Not one member, but many – and “What is Green Christian?”

“Not one member, but many” (1 Corinthians 12:14)

by Martin Davis

This is the text of a talk given to Churches Together, Shurdington, Cloucestershsire  on 15 February 2015 by Martin Davis. Martin is a founder member of Green Christian, and coordinator for Cheltenham Christian Ecology Group.  This talk includes a good description of Green Christian (formerly Christian Ecology Link):


My talk is in three parts, a short bible reflection; a word about my personal journey, and a word about the organization I represent.

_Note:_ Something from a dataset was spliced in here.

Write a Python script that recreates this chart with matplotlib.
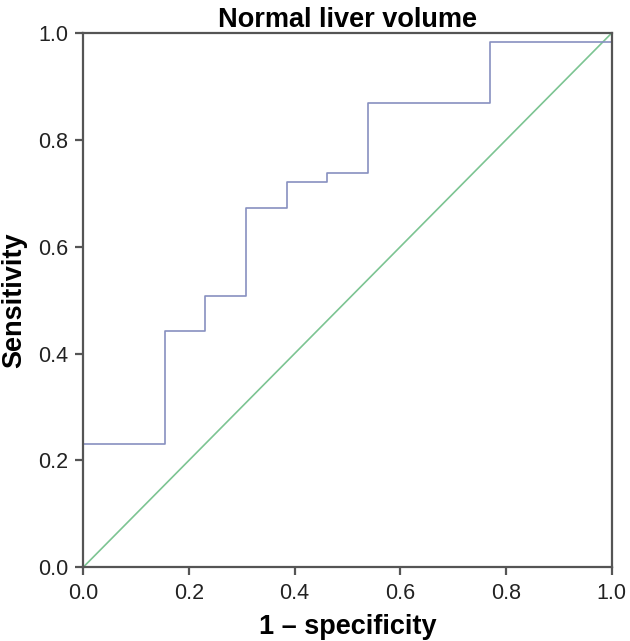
import matplotlib
matplotlib.use('Agg')
import matplotlib.pyplot as plt

plt.rcParams['font.family'] = ['Liberation Sans', 'DejaVu Sans']

# ROC curve corner points (1 - specificity, sensitivity)
fpr = [0.0, 0.0, 0.154, 0.154, 0.231, 0.231, 0.308, 0.308, 0.385, 0.385,
       0.462, 0.462, 0.538, 0.538, 0.769, 0.769, 1.0, 1.0]
tpr = [0.0, 0.23, 0.23, 0.443, 0.443, 0.508, 0.508, 0.672, 0.672, 0.721,
       0.721, 0.738, 0.738, 0.869, 0.869, 0.984, 0.984, 1.0]
ref_line = [0.0, 1.0]
ticks = [0.0, 0.2, 0.4, 0.6, 0.8, 1.0]

fig = plt.figure(figsize=(6.3, 6.41), dpi=100)
ax = fig.add_axes([0.132, 0.115, 0.839, 0.8335])

ax.plot(ref_line, ref_line, color='#7cc492', linewidth=1.2)
ax.plot(fpr, tpr, color='#8790c0', linewidth=1.2)

ax.set_xlim(0, 1)
ax.set_ylim(0, 1)
ax.set_xticks(ticks)
ax.set_yticks(ticks)
ax.set_xticklabels([f"{t:.1f}" for t in ticks])
ax.set_yticklabels([f"{t:.1f}" for t in ticks])

for s in ax.spines.values():
    s.set_color('#555555')
    s.set_linewidth(1.6)

ax.tick_params(direction='out', length=6, width=1.6, color='#555555',
               labelsize=15.5, labelcolor='#222222', pad=5)

ax.set_xlabel('1 – specificity', fontsize=19.5, fontweight='bold', labelpad=7.5)
ax.set_ylabel('Sensitivity', fontsize=19.5, fontweight='bold')
ax.yaxis.set_label_coords(-0.106, 0.5)
ax.set_title('Normal liver volume', fontsize=19.5, fontweight='bold', pad=4)

fig.savefig('out.png', dpi=100)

Your invitation to me arose because Peter and Brenda had been to some of the meetings I arranged on behalf of Cheltenham Christian Ecology Link.

Many people stumble over that word ECOLOGY: I found the following sentence helpful:

The subject matter of ecology is the whole natural world, including both the living and the non-living parts.

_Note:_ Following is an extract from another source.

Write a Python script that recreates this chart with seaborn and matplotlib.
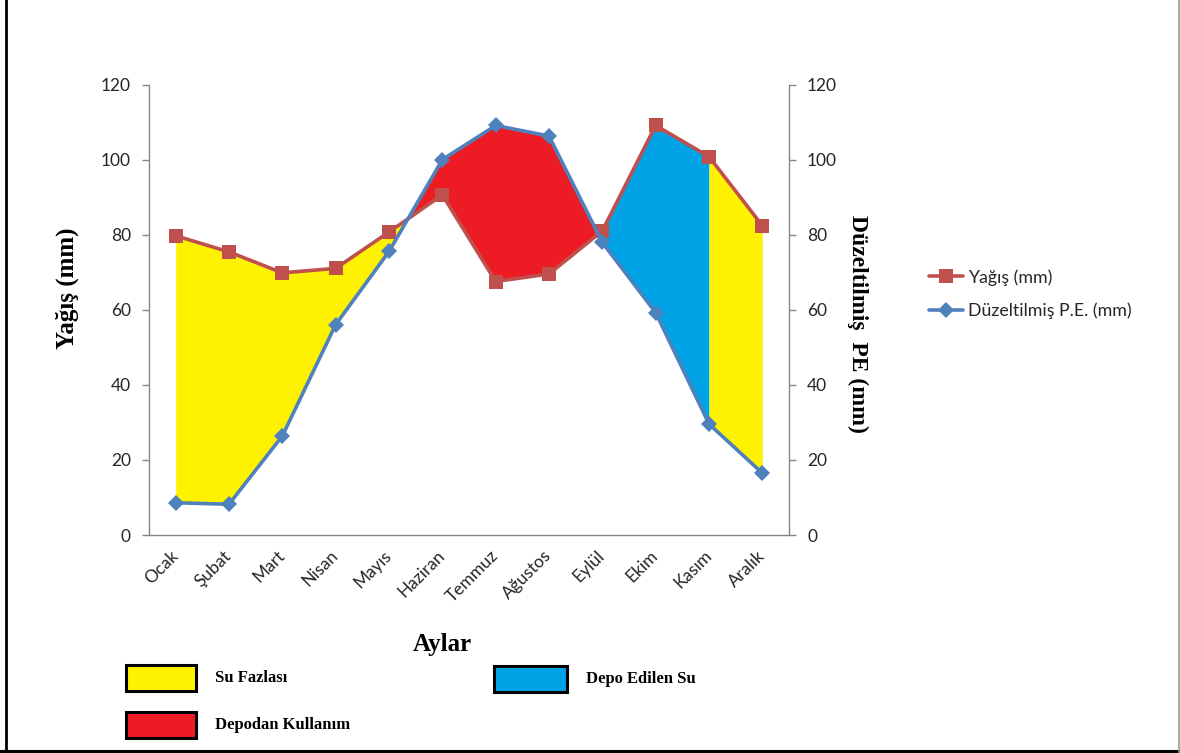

It could have been ECOLOGY that St Paul had in mind when he wrote (in Chapter 12 of the First Letter to the Corinthians):

The body consists not of one member but of many… [The world isn’t just made up of human beings.]

If the ear were to say, ‘I am not an eye, and so I do not belong to the body,’ that would not stop its belonging to the body… [We can’t opt out.]

The eye cannot say to the hand, ‘I have no need of you’… [Each part of the world needs the others.]

It is precisely the parts of the body that seem to be the weakest which are the indispensable ones. [Think of the plankton on which marine life depends.]

…God has composed the body so that… each part may be equally concerned for all the others. If one part is hurt, all the parts share its pain…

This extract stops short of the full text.